広報誌「かけはし」

■2020年2月 No.581


行政と協働で取り組むがん対策
― がん登録データ活用 ―

 12月16日、大阪商工会議所で健康教室を開催。地方独立行政法人 大阪府立病院機構 大阪国際がんセンター がん対策センター所長 宮代 勲氏が「行政と協同で取り組むがん対策―がん登録データの活用―」をテーマに講演されました。参加数は、30組合・35人。(以下に講演要旨)

 
  宮代 勲 氏
 がん対策基本法の規定に基づき策定する都道府県計画であるがん対策推進計画の策定や進捗評価を行う際には、罹患率や生存率等の根拠となる統計数値が必要である。大阪府では、昭和37年に大阪府がん登録事業を開始し、がんを中心とした生活習慣病に関する専門施設として、全国初で設置された大阪国際がんセンター(旧称:大阪府立成人病センター)の構成組織である「がん対策センター」が、がん登録をはじめとするデータを収集・分析し、府と連携して総合的ながん対策を推進する役割を担っている。
 がん登録等の推進に関する法律(がん登録推進法)は2013年12月に成立し、2016年1月1日から施行された。

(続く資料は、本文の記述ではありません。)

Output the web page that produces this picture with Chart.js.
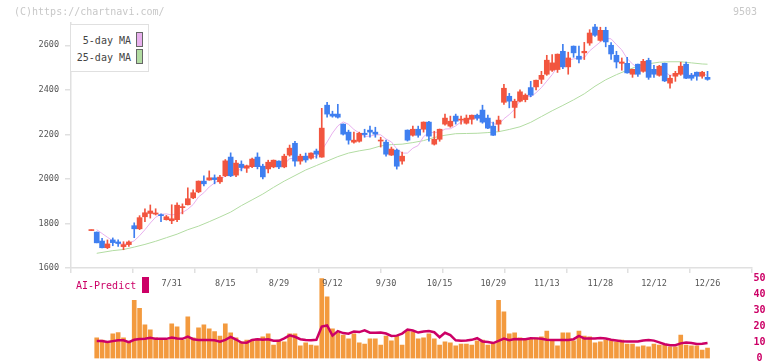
<!DOCTYPE html>
<html>
<head>
<meta charset="utf-8">
<script src="https://cdn.jsdelivr.net/npm/chart.js@4.4.1/dist/chart.umd.min.js"></script>
<style>
  html, body { margin: 0; padding: 0; background: #fff; }
  #wrap { position: relative; width: 772px; height: 361px; overflow: hidden; font-family: "DejaVu Sans Mono", monospace; }
  #priceCanvas { position: absolute; left: 0; top: 0; z-index: 2; }
  #volCanvas { position: absolute; left: 0; top: 270px; z-index: 1; }
  .wm { position: absolute; top: 6px; font-size: 10px; line-height: 12px; color: #c8c8c8; z-index: 4; }
  #legend { position: absolute; left: 70px; top: 24px; width: 77px; height: 46px; border: 1px solid #e0e0e0; background: #fff; z-index: 3; }
  .lgText { position: absolute; right: 17px; font-size: 10px; line-height: 12px; color: #444; white-space: nowrap; }
  .lgBox { position: absolute; left: 65px; width: 5px; height: 13px; border: 1px solid #666; }
  #aiText { position: absolute; left: 76px; top: 280px; font-size: 10px; line-height: 12px; color: #cc0066; z-index: 3; }
  #aiBox { position: absolute; left: 142px; top: 277px; width: 7px; height: 16px; background: #cc0066; z-index: 3; }
</style>
</head>
<body>
<div id="wrap">
  <div class="wm" style="left:14px">(C)https://chartnavi.com/</div>
  <div class="wm" style="right:15px">9503</div>
  <div id="legend">
    <div class="lgText" style="top:10px">5-day MA</div>
    <div class="lgBox" style="top:7px;background:#e8b0ee"></div>
    <div class="lgText" style="top:27px">25-day MA</div>
    <div class="lgBox" style="top:24px;background:#b2dca2"></div>
  </div>
  <div id="aiText">AI-Predict</div>
  <div id="aiBox"></div>
  <canvas id="priceCanvas" width="772" height="290"></canvas>
  <canvas id="volCanvas" width="772" height="100"></canvas>
</div>

<script>
// ---- data (one entry per trading day) ----
const opens = [1768,1761,1721,1691,1726,1717,1696,1705,1790,1776,
  1830,1845,1842,1839,1817,1812,1817,1871,1884,1915,
  1942,1990,1995,2005,1987,2014,2098,2017,2066,2048,
  2055,2098,2057,2045,2054,2080,2054,2107,2160,2080,
  2102,2093,2125,2098,2331,2291,2291,2246,2210,2165,
  2169,2205,2219,2210,2170,2165,2107,2129,2080,2219,
  2196,2223,2223,2255,2156,2178,2246,2237,2282,2264,
  2250,2268,2286,2309,2273,2237,2246,2344,2371,2321,
  2349,2356,2410,2413,2447,2470,2488,2491,2573,2503,
  2596,2551,2566,2610,2682,2622,2667,2600,2555,2519,
  2519,2470,2515,2483,2532,2492,2465,2519,2430,2461,
  2470,2515,2465,2479,2461,2456];
const highs = [1771,1762,1733,1726,1735,1727,1718,1722,1803,1835,
  1866,1883,1866,1843,1836,1884,1893,1888,1960,1951,
  1991,2014,2036,2018,2016,2087,2117,2083,2081,2062,
  2094,2117,2066,2084,2085,2081,2111,2152,2169,2111,
  2116,2117,2134,2317,2344,2304,2335,2247,2219,2210,
  2210,2223,2237,2232,2187,2174,2143,2134,2120,2220,
  2237,2237,2256,2259,2214,2224,2291,2282,2291,2282,
  2287,2287,2291,2331,2287,2255,2282,2425,2384,2358,
  2400,2382,2438,2444,2483,2555,2558,2561,2604,2569,
  2597,2596,2613,2670,2694,2681,2681,2612,2573,2543,
  2546,2493,2516,2537,2542,2510,2510,2520,2465,2483,
  2524,2524,2474,2480,2483,2483];
const lows = [1768,1713,1690,1687,1700,1697,1682,1697,1736,1772,
  1808,1824,1838,1808,1815,1799,1808,1843,1883,1911,
  1938,1969,1994,1978,1980,2010,2010,2010,2036,2029,
  2050,2045,2000,2027,2050,2046,2050,2102,2057,2066,
  2075,2089,2093,2097,2277,2277,2273,2197,2156,2160,
  2165,2187,2187,2187,2143,2102,2105,2044,2066,2170,
  2192,2187,2210,2169,2152,2169,2241,2232,2246,2246,
  2246,2246,2264,2250,2226,2195,2214,2335,2319,2274,
  2346,2346,2369,2400,2428,2465,2483,2478,2495,2470,
  2546,2521,2536,2600,2640,2618,2593,2537,2498,2488,
  2475,2456,2460,2479,2447,2456,2461,2437,2407,2438,
  2465,2450,2443,2443,2452,2443];
const closes = [1770,1713,1691,1708,1714,1710,1705,1717,1776,1826,
  1848,1856,1847,1835,1830,1821,1882,1875,1911,1938,
  1990,1978,2005,1997,2008,2081,2014,2071,2051,2059,
  2089,2055,2009,2075,2084,2054,2102,2138,2080,2102,
  2085,2116,2111,2228,2291,2282,2277,2201,2174,2174,
  2205,2199,2210,2201,2174,2111,2134,2057,2102,2174,
  2223,2196,2255,2192,2178,2223,2273,2259,2259,2268,
  2273,2286,2273,2255,2228,2196,2264,2407,2349,2349,
  2391,2376,2376,2443,2465,2533,2521,2560,2503,2543,
  2566,2537,2573,2655,2645,2667,2615,2561,2525,2525,
  2476,2492,2470,2528,2456,2470,2506,2440,2452,2474,
  2506,2452,2452,2461,2479,2447];

// 5-day moving average (pink line)
const ma5 = [null,1772,1755,1738,1722,1709,1707,1711,1722,1745,
  1772,1802,1828,1841,1843,1838,1843,1849,1864,1885,
  1919,1938,1964,1982,1996,2014,2021,2034,2045,2055,
  2057,2065,2053,2057,2062,2055,2065,2091,2092,2095,
  2101,2104,2099,2128,2166,2206,2238,2256,2245,2222,
  2206,2191,2192,2198,2198,2179,2166,2135,2116,2116,
  2138,2150,2190,2208,2209,2209,2224,2225,2238,2256,
  2266,2269,2272,2271,2263,2248,2243,2270,2289,2313,
  2352,2374,2368,2387,2410,2439,2468,2504,2516,2532,
  2539,2542,2544,2575,2595,2615,2631,2629,2603,2579,
  2540,2516,2498,2498,2484,2483,2486,2480,2465,2468,
  2476,2465,2467,2469,2476,2463];

// 25-day moving average (green line), read at these day positions
const ma25Idx = [1,4,6,8,10,12,14,16,18,20,22,24,26,28,30,32,34,36,38,40,
  42,44,46,48,50,52,54,56,58,60,62,64,66,68,70,72,74,76,78,80,
  82,84,86,88,90,92,94,96,98,100,102,104,106,108,110,112,114,115];
const ma25Val = [1666,1678,1683,1694,1706,1720,1736,1752,1772,1788,1808,1829,1851,1880,1906,1932,1962,1990,2015,2040,
  2060,2080,2100,2116,2126,2134,2148,2154,2156,2163,2172,2186,2196,2203,2204,2205,2208,2212,2222,2234,
  2254,2280,2306,2330,2355,2382,2416,2445,2468,2488,2507,2517,2524,2526,2526,2521,2516,2515];

// lower panel: volume bars and the AI-Predict line
const volumes = [null,12.8,11.5,10.5,15.3,16.1,12.8,10.3,36.1,31.1,
  20.9,17.8,12.8,11.5,11.5,21.5,19.6,11.5,25.9,12.8,
  19.0,20.9,18.4,16.7,14.0,21.5,15.9,12.8,10.3,11.5,
  11.5,12.2,13.4,15.3,8.4,11.5,10.3,15.3,15.3,7.8,
  9.7,8.4,7.8,49.6,38.3,18.4,15.9,14.6,12.2,15.3,
  9.7,9.0,12.2,12.2,8.4,14.0,10.9,14.0,8.4,17.1,
  16.5,12.2,12.8,15.3,12.2,8.4,10.3,9.7,7.8,9.0,
  9.0,8.4,10.9,11.5,8.4,9.7,36.1,29.0,15.3,15.9,
  12.8,11.5,12.2,12.8,13.4,17.1,11.5,7.8,15.9,15.9,
  10.9,17.1,14.0,13.4,9.7,10.3,11.5,10.9,10.3,11.5,
  9.0,9.0,7.2,7.8,7.2,9.0,8.4,8.4,7.2,7.2,
  14.6,8.4,7.8,7.8,5.3,6.5];
const aiPredict = [null,10.9,10.8,10.2,10.8,11.4,11.3,10.1,11.6,12.1,
  12.3,12.9,12.2,12.2,12.2,13.0,12.4,12.2,13.6,12.0,
  11.5,11.5,11.5,11.3,10.5,11.6,13.4,11.8,9.9,9.8,
  11.5,11.9,11.6,12.0,11.0,11.0,12.5,14.4,13.5,12.0,
  11.5,11.3,11.6,19.8,20.5,14.2,17.0,15.8,15.4,16.8,
  16.4,17.5,16.0,16.0,16.2,15.5,14.0,14.2,15.5,18.0,
  17.4,16.1,16.7,17.0,16.3,13.2,16.0,14.5,11.3,11.0,
  11.2,11.6,12.6,10.6,10.2,9.6,10.9,12.4,11.4,12.1,
  12.0,12.0,12.6,12.5,12.3,11.7,11.5,11.5,11.5,11.5,
  12.0,14.0,12.4,12.4,12.4,12.8,12.4,11.6,11.2,10.7,
  10.5,10.5,10.6,11.2,11.5,11.1,10.0,8.9,8.2,8.3,
  9.4,10.0,9.6,9.0,9.2,9.6];

// tick labels
const dateTickIdx = [15,25,35,45,55,65,75,85,95,105,115];
const dateTickLabels = ['7/31','8/15','8/29','9/12','9/30','10/15','10/29','11/13','11/28','12/12','12/26'];
const priceTicks = [1600,1800,2000,2200,2400,2600];
const volTicks = [0,10,20,30,40,50];

// ---- shared settings ----
const X_MIN = -3.8, X_MAX = 123.3;
const UP = '#f2553f', DOWN = '#3f7ff0';
const AXIS = '#e0e0e0';
const FONT = '"DejaVu Sans Mono", monospace';

const candleColors = opens.map((o, i) => closes[i] >= o ? UP : DOWN);
const idx = opens.map((o, i) => i);

// 12 evenly spaced tick marks along the bottom axis of the price panel
function gridTicks() {
    let t = [];
    for (let k = 0; k <= 11; k++) t.push({ value: X_MIN + k * (X_MAX - X_MIN) / 11 });
    return t;
}

// ---- price panel ----
new Chart(document.getElementById('priceCanvas').getContext('2d'), {
    type: 'bar',
    data: {
        datasets: [
            {
                label: 'body',
                data: idx.map(i => ({ x: i, y: [opens[i], closes[i]] })),
                backgroundColor: candleColors,
                barThickness: 5,
                minBarLength: 1,
                grouped: false,
                order: 2
            },
            {
                label: 'wick',
                data: idx.map(i => ({ x: i, y: [lows[i], highs[i]] })),
                backgroundColor: candleColors,
                barThickness: 1,
                grouped: false,
                order: 3
            },
            {
                type: 'line',
                label: '5-day MA',
                data: idx.filter(i => ma5[i] !== null).map(i => ({ x: i, y: ma5[i] })),
                borderColor: '#e8b0ee',
                borderWidth: 1,
                pointRadius: 0,
                order: 4
            },
            {
                type: 'line',
                label: '25-day MA',
                data: ma25Idx.map((d, k) => ({ x: d, y: ma25Val[k] })),
                borderColor: '#b2dca2',
                borderWidth: 1,
                pointRadius: 0,
                order: 5
            }
        ]
    },
    options: {
        responsive: false,
        animation: false,
        devicePixelRatio: 1,
        layout: { padding: { top: 23, right: 20, left: 0, bottom: 0 } },
        plugins: { legend: { display: false }, tooltip: { enabled: false } },
        scales: {
            x: {
                type: 'linear', position: 'bottom', min: X_MIN, max: X_MAX,
                offset: false, weight: 0,
                afterBuildTicks: s => { s.ticks = gridTicks(); },
                afterFit: s => { s.height = 7; },
                grid: { offset: false, drawOnChartArea: false, drawTicks: true, tickLength: 5, color: AXIS, lineWidth: 1.5 },
                border: { display: true, color: AXIS, width: 1.5 },
                ticks: { display: false }
            },
            xl: {
                type: 'linear', position: 'bottom', min: X_MIN, max: X_MAX,
                offset: false, weight: 1,
                afterBuildTicks: s => { s.ticks = dateTickIdx.map(v => ({ value: v })); },
                afterFit: s => { s.height = 15; },
                grid: { display: false, drawTicks: false },
                border: { display: false },
                ticks: {
                    autoSkip: false, maxRotation: 0, padding: 4,
                    font: { family: FONT, size: 8.5 }, color: '#555',
                    callback: (v, k) => dateTickLabels[k]
                }
            },
            y: {
                position: 'left', min: 1600, max: 2700,
                afterBuildTicks: s => { s.ticks = priceTicks.map(v => ({ value: v })); },
                afterFit: s => { s.width = 71; },
                grid: { drawOnChartArea: false, tickLength: 6, color: AXIS, lineWidth: 1.5 },
                border: { color: AXIS, width: 1.5 },
                ticks: {
                    font: { family: FONT, size: 8.5 }, color: '#555', padding: 6,
                    callback: v => String(v)
                }
            }
        }
    }
});

// ---- volume / AI-Predict panel ----
new Chart(document.getElementById('volCanvas').getContext('2d'), {
    type: 'bar',
    data: {
        datasets: [
            {
                type: 'line',
                label: 'AI-Predict',
                data: idx.filter(i => aiPredict[i] !== null).map(i => ({ x: i, y: aiPredict[i] })),
                borderColor: '#cc0066',
                borderWidth: 2.5,
                pointRadius: 0,
                yAxisID: 'yv',
                order: 1
            },
            {
                label: 'volume',
                data: idx.filter(i => volumes[i] !== null).map(i => ({ x: i, y: volumes[i] })),
                backgroundColor: '#f39a3e',
                barThickness: 4,
                yAxisID: 'yv',
                order: 2
            }
        ]
    },
    options: {
        responsive: false,
        animation: false,
        devicePixelRatio: 1,
        layout: { padding: { top: 8, right: 0, left: 71, bottom: 11.5 } },
        plugins: { legend: { display: false }, tooltip: { enabled: false } },
        scales: {
            x: { type: 'linear', min: X_MIN, max: X_MAX, offset: false, display: false },
            yv: {
                position: 'right', min: 0, max: 50,
                afterBuildTicks: s => { s.ticks = volTicks.map(v => ({ value: v })); },
                afterFit: s => { s.width = 20; },
                grid: { display: false, drawTicks: false },
                border: { display: false },
                ticks: { crossAlign: 'center', padding: 1.5, font: { family: FONT, size: 10, weight: 'bold' }, color: '#cc0066' }
            }
        }
    }
});
</script>
</body>
</html>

がん登録推進法を法的根拠とする全国がん登録は、国が実施主体となり、すべての病院と都道府県知事の指定を受けた診療所は、省令で定める期間内に届出の義務を追う。がん登録推進法において「がん登録」とは、全国がん登録および院内がん登録をいう。「全国がん登録」とは、国・都道府県による利用・提供の用に供するため、国が国内におけるがんの罹患、診療、転帰等に関する情報をデータベースに記録し、保存することをいい、「院内がん登録」とは、病院において、がん医療の状況を的確に把握するため、がんの罹患、診療、転帰等に関する詳細な情報を記録し、保存することをいう。比較可能な情報を取集する仕組みとして、全国がん登録を国や都道府県、院内がん登録を施設別の状況把握に利用し、がん対策を推進しようとするものである。
 日本のがん登録は新たな時代に入っているが、がん登録は登録することが目的ではなく、がん登録に携わる国、都道府県、医療機関、それぞれの立場で、がん対策にどう活かすか、がん登録で得られた結果にどう対応していくかが重要である。2019年1月からは、がん登録推進法に基づくがん登録情報利用が開始されている。がん登録データ活用の観点から、行政と協働で取り組むがん対策を一緒に考える機会としたい。